TASK TO CARRY OUT: Set down the full listing exactly, character for character.

SOURCE EXCERPT:

'''

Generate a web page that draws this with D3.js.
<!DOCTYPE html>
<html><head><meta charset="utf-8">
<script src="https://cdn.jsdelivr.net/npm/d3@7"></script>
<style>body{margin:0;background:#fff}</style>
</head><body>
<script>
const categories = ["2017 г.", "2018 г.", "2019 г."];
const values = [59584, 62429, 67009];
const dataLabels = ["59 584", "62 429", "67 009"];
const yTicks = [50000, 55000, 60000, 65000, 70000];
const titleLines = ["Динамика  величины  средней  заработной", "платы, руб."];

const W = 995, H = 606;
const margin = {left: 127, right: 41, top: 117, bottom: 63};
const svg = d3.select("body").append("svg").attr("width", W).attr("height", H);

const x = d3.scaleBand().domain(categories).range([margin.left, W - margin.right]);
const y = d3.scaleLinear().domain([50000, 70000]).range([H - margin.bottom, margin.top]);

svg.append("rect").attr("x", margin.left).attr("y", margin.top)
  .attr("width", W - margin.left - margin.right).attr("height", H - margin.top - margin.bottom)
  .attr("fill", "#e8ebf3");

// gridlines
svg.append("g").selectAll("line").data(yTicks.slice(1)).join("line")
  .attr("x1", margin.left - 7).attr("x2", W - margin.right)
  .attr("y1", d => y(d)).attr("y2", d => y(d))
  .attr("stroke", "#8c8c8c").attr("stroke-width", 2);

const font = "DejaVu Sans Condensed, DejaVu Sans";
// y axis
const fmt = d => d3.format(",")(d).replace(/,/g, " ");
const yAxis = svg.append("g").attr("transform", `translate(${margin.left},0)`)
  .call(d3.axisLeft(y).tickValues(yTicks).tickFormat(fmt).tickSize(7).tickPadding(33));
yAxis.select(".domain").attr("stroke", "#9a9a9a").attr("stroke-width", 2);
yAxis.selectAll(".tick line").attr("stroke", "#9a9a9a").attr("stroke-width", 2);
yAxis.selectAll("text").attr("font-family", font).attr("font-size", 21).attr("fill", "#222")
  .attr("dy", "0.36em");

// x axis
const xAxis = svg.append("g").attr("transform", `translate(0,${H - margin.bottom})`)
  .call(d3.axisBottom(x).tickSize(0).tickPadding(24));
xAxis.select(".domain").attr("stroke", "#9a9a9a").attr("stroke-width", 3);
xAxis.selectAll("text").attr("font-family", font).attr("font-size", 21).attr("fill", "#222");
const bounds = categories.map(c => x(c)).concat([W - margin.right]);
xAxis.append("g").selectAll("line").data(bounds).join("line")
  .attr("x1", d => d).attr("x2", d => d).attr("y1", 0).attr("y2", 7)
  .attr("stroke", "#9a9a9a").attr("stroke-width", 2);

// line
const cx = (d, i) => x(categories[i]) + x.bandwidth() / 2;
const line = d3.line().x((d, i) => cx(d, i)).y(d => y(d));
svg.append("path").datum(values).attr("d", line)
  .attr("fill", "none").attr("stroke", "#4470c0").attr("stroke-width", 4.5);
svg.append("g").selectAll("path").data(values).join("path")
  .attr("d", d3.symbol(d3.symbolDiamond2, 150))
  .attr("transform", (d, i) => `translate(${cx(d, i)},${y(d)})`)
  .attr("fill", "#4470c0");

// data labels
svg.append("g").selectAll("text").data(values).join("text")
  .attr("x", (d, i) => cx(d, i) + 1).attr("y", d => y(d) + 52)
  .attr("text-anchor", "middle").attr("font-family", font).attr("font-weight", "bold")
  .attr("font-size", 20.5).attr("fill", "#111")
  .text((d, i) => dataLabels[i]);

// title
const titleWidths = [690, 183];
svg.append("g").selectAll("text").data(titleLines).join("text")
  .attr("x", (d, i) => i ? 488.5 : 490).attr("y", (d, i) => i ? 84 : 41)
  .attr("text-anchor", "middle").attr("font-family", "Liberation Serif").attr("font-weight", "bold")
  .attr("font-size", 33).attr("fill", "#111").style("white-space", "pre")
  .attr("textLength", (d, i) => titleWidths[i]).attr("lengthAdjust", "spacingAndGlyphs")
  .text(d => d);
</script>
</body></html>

'''

COMPLETED EXERCISE:
Generate a web page that draws this with D3.js.
<!DOCTYPE html>
<html><head><meta charset="utf-8">
<script src="https://cdn.jsdelivr.net/npm/d3@7"></script>
<style>body{margin:0;background:#fff}</style>
</head><body>
<script>
const categories = ["2017 г.", "2018 г.", "2019 г."];
const values = [59584, 62429, 67009];
const dataLabels = ["59 584", "62 429", "67 009"];
const yTicks = [50000, 55000, 60000, 65000, 70000];
const titleLines = ["Динамика  величины  средней  заработной", "платы, руб."];

const W = 995, H = 606;
const margin = {left: 127, right: 41, top: 117, bottom: 63};
const svg = d3.select("body").append("svg").attr("width", W).attr("height", H);

const x = d3.scaleBand().domain(categories).range([margin.left, W - margin.right]);
const y = d3.scaleLinear().domain([50000, 70000]).range([H - margin.bottom, margin.top]);

svg.append("rect").attr("x", margin.left).attr("y", margin.top)
  .attr("width", W - margin.left - margin.right).attr("height", H - margin.top - margin.bottom)
  .attr("fill", "#e8ebf3");

// gridlines
svg.append("g").selectAll("line").data(yTicks.slice(1)).join("line")
  .attr("x1", margin.left - 7).attr("x2", W - margin.right)
  .attr("y1", d => y(d)).attr("y2", d => y(d))
  .attr("stroke", "#8c8c8c").attr("stroke-width", 2);

const font = "DejaVu Sans Condensed, DejaVu Sans";
// y axis
const fmt = d => d3.format(",")(d).replace(/,/g, " ");
const yAxis = svg.append("g").attr("transform", `translate(${margin.left},0)`)
  .call(d3.axisLeft(y).tickValues(yTicks).tickFormat(fmt).tickSize(7).tickPadding(33));
yAxis.select(".domain").attr("stroke", "#9a9a9a").attr("stroke-width", 2);
yAxis.selectAll(".tick line").attr("stroke", "#9a9a9a").attr("stroke-width", 2);
yAxis.selectAll("text").attr("font-family", font).attr("font-size", 21).attr("fill", "#222")
  .attr("dy", "0.36em");

// x axis
const xAxis = svg.append("g").attr("transform", `translate(0,${H - margin.bottom})`)
  .call(d3.axisBottom(x).tickSize(0).tickPadding(24));
xAxis.select(".domain").attr("stroke", "#9a9a9a").attr("stroke-width", 3);
xAxis.selectAll("text").attr("font-family", font).attr("font-size", 21).attr("fill", "#222");
const bounds = categories.map(c => x(c)).concat([W - margin.right]);
xAxis.append("g").selectAll("line").data(bounds).join("line")
  .attr("x1", d => d).attr("x2", d => d).attr("y1", 0).attr("y2", 7)
  .attr("stroke", "#9a9a9a").attr("stroke-width", 2);

// line
const cx = (d, i) => x(categories[i]) + x.bandwidth() / 2;
const line = d3.line().x((d, i) => cx(d, i)).y(d => y(d));
svg.append("path").datum(values).attr("d", line)
  .attr("fill", "none").attr("stroke", "#4470c0").attr("stroke-width", 4.5);
svg.append("g").selectAll("path").data(values).join("path")
  .attr("d", d3.symbol(d3.symbolDiamond2, 150))
  .attr("transform", (d, i) => `translate(${cx(d, i)},${y(d)})`)
  .attr("fill", "#4470c0");

// data labels
svg.append("g").selectAll("text").data(values).join("text")
  .attr("x", (d, i) => cx(d, i) + 1).attr("y", d => y(d) + 52)
  .attr("text-anchor", "middle").attr("font-family", font).attr("font-weight", "bold")
  .attr("font-size", 20.5).attr("fill", "#111")
  .text((d, i) => dataLabels[i]);

// title
const titleWidths = [690, 183];
svg.append("g").selectAll("text").data(titleLines).join("text")
  .attr("x", (d, i) => i ? 488.5 : 490).attr("y", (d, i) => i ? 84 : 41)
  .attr("text-anchor", "middle").attr("font-family", "Liberation Serif").attr("font-weight", "bold")
  .attr("font-size", 33).attr("fill", "#111").style("white-space", "pre")
  .attr("textLength", (d, i) => titleWidths[i]).attr("lengthAdjust", "spacingAndGlyphs")
  .text(d => d);
</script>
</body></html>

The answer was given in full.